The river crushed the 59-year-old’s house and she now lives in barracks with 250 people. They are just some of the 2,000 inhabitants from Topcic Polje, in Bosnia and Herzegovina, who lost everything in the few hours it took for the river to rise.
Still shocked from the experience, and with tears in her eyes, Rabija says she and her family have been sharing a dormitory with 14 other fellow villagers since last week.
More than three million people have been affected by flooding across Serbia, Bosnia and Herzegovina, and Croatia.
Nearly one million have been evacuated and 53 people have reportedly been killed. The death toll could yet rise as many people remain missing.
‘The end of the world’
It isn’t long before a former neighbour, Mirnesa, bursts into tears and tells the story of her family’s escape from the water and the surrounding hills.
“My husband broke his leg trying to jump a fence and save our animals, while my 14-year-old daughter kept screaming and hanging onto me,” she says.
What ultimately saved her and her family’s lives was hiding in the bucket of a bulldozer out in the field. “What we lived through is like the end of the world.”
“Last week’s events make me have nightmares, that I am sinking and the earth is swallowing me up,” says Dervis, another villager who, with his wife, sought shelter following the floods.
Red Cross support
The Red Cross branch from Zenica, in central Bosnia and Herzegovina, is now looking after the daily needs of people who were evacuated to the dormitories of a local army barrack and a college.

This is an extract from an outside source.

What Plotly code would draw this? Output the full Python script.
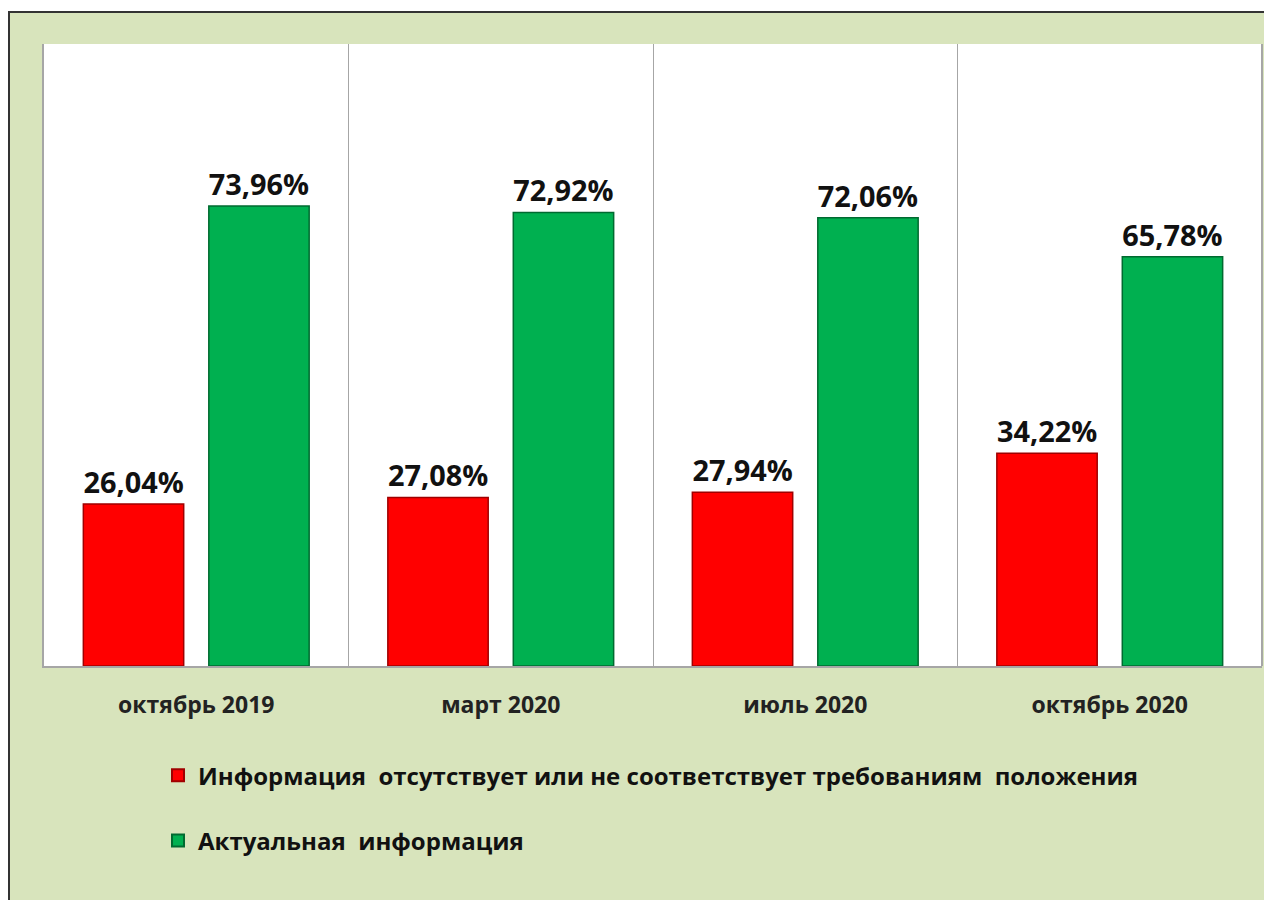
import plotly.graph_objects as go

categories = ["октябрь 2019", "март 2020", "июль 2020", "октябрь 2020"]
missing_values = [26.04, 27.08, 27.94, 34.22]
actual_values = [73.96, 72.92, 72.06, 65.78]
series_names = [
    "Информация  отсутствует или не соответствует требованиям  положения",
    "Актуальная  информация",
]

FONT = "'Open Sans', 'Noto Sans', sans-serif"
BG = "#D8E4BC"

W, H = 1264, 892
L, R, T, B = 36, 10, 36, 234
PW, PH = W - L - R, H - T - B

fig = go.Figure()
fig.add_trace(go.Bar(
    x=categories, y=missing_values, name=series_names[0],
    marker=dict(color="#FF0000", line=dict(color="#A00000", width=1.5)),
    texttemplate="%{y:.2f}%", textposition="outside",
    textfont=dict(family=FONT, size=32, color="#111111", weight="bold"),
    legendgroup="a", cliponaxis=False,
))
fig.add_trace(go.Bar(
    x=categories, y=actual_values, name=series_names[1],
    marker=dict(color="#00B050", line=dict(color="#006A30", width=1.5)),
    texttemplate="%{y:.2f}%", textposition="outside",
    textfont=dict(family=FONT, size=32, color="#111111", weight="bold"),
    legendgroup="b", cliponaxis=False,
))

fig.update_layout(
    width=W, height=H,
    margin=dict(l=L, r=R, t=T, b=B),
    paper_bgcolor=BG,
    plot_bgcolor="white",
    separators=", ",
    barmode="group",
    bargap=0.176,
    bargroupgap=0.2,
    font=dict(family=FONT, color="#222222"),
    showlegend=True,
    legend=dict(
        x=0.0936, y=-0.140, xanchor="left", yanchor="top",
        orientation="v", traceorder="grouped", tracegroupgap=31,
        bgcolor="rgba(0,0,0,0)",
        font=dict(family=FONT, size=24, color="#111111", weight="bold"),
        itemsizing="constant",
    ),
    xaxis=dict(
        showgrid=True, gridcolor="#A6A6A6", gridwidth=1,
        tickson="boundaries", ticks="", showline=True,
        linecolor="#A6A6A6", linewidth=2,
        tickfont=dict(family=FONT, size=23, color="#222222", weight="bold"),
        ticklabelstandoff=17,
    ),
    yaxis=dict(
        range=[0, 100], showgrid=False, showticklabels=False, ticks="",
        showline=True, linecolor="#A6A6A6", linewidth=2, zeroline=False,
    ),
    shapes=[
        # white strip outside the outer frame (top)
        dict(type="rect", xref="paper", yref="paper",
             x0=-L / PW, x1=(W - L) / PW, y0=1 + (T - 4) / PH, y1=1 + T / PH,
             fillcolor="white", line=dict(width=0), layer="below"),
        # outer frame lines
        dict(type="line", xref="paper", yref="paper",
             x0=-L / PW, x1=(W - L) / PW, y0=1 + (T - 4) / PH, y1=1 + (T - 4) / PH,
             line=dict(color="#333333", width=2)),
        dict(type="line", xref="paper", yref="paper",
             x0=-L / PW + 1 / PW, x1=-L / PW + 1 / PW, y0=-B / PH, y1=1 + (T - 4) / PH,
             line=dict(color="#333333", width=2)),
        # right border of plot area
        dict(type="line", xref="paper", yref="paper",
             x0=1, x1=1, y0=0, y1=1,
             line=dict(color="#A6A6A6", width=2)),
    ],
)

fig.write_html("out.html")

The volunteers are in charge of registration and provide ingredients for people to cook three daily meals.
Five thousand Red Cross volunteers and 250 staff have been providing support for more than a week in 50 different locations.
Relief efforts are being hampered by landslides, damaged infrastructure and broken telecommunications. The issue of shifting minefields, due to landslides, is also likely to affect the relief effort.
Once the waters have receded, the damage can be assessed. The economic impact is set to be huge.
Estimates suggest recovery costs of more than one billion euros in Serbia and hundreds of millions of euros in Bosnia and Herzegovina.
In Croatia, damage to agriculture alone is set to reach at least 30 million euros.
The volunteers are also there to listen to the people who often need to share their apocalyptic stories of flight and destruction to try to make sense of it all.
The shock of losing homes is only heightened by the impossibility of going back: landslides made chunks of hills and swathes of land disappear; houses are submerged or flooded, and crops and farms are destroyed.
“We are not hungry and we have our clothes,” says Mirnesa. The hardest thing, she says, is answering the repetitive question of her children: “Mummy, when do we go back home?”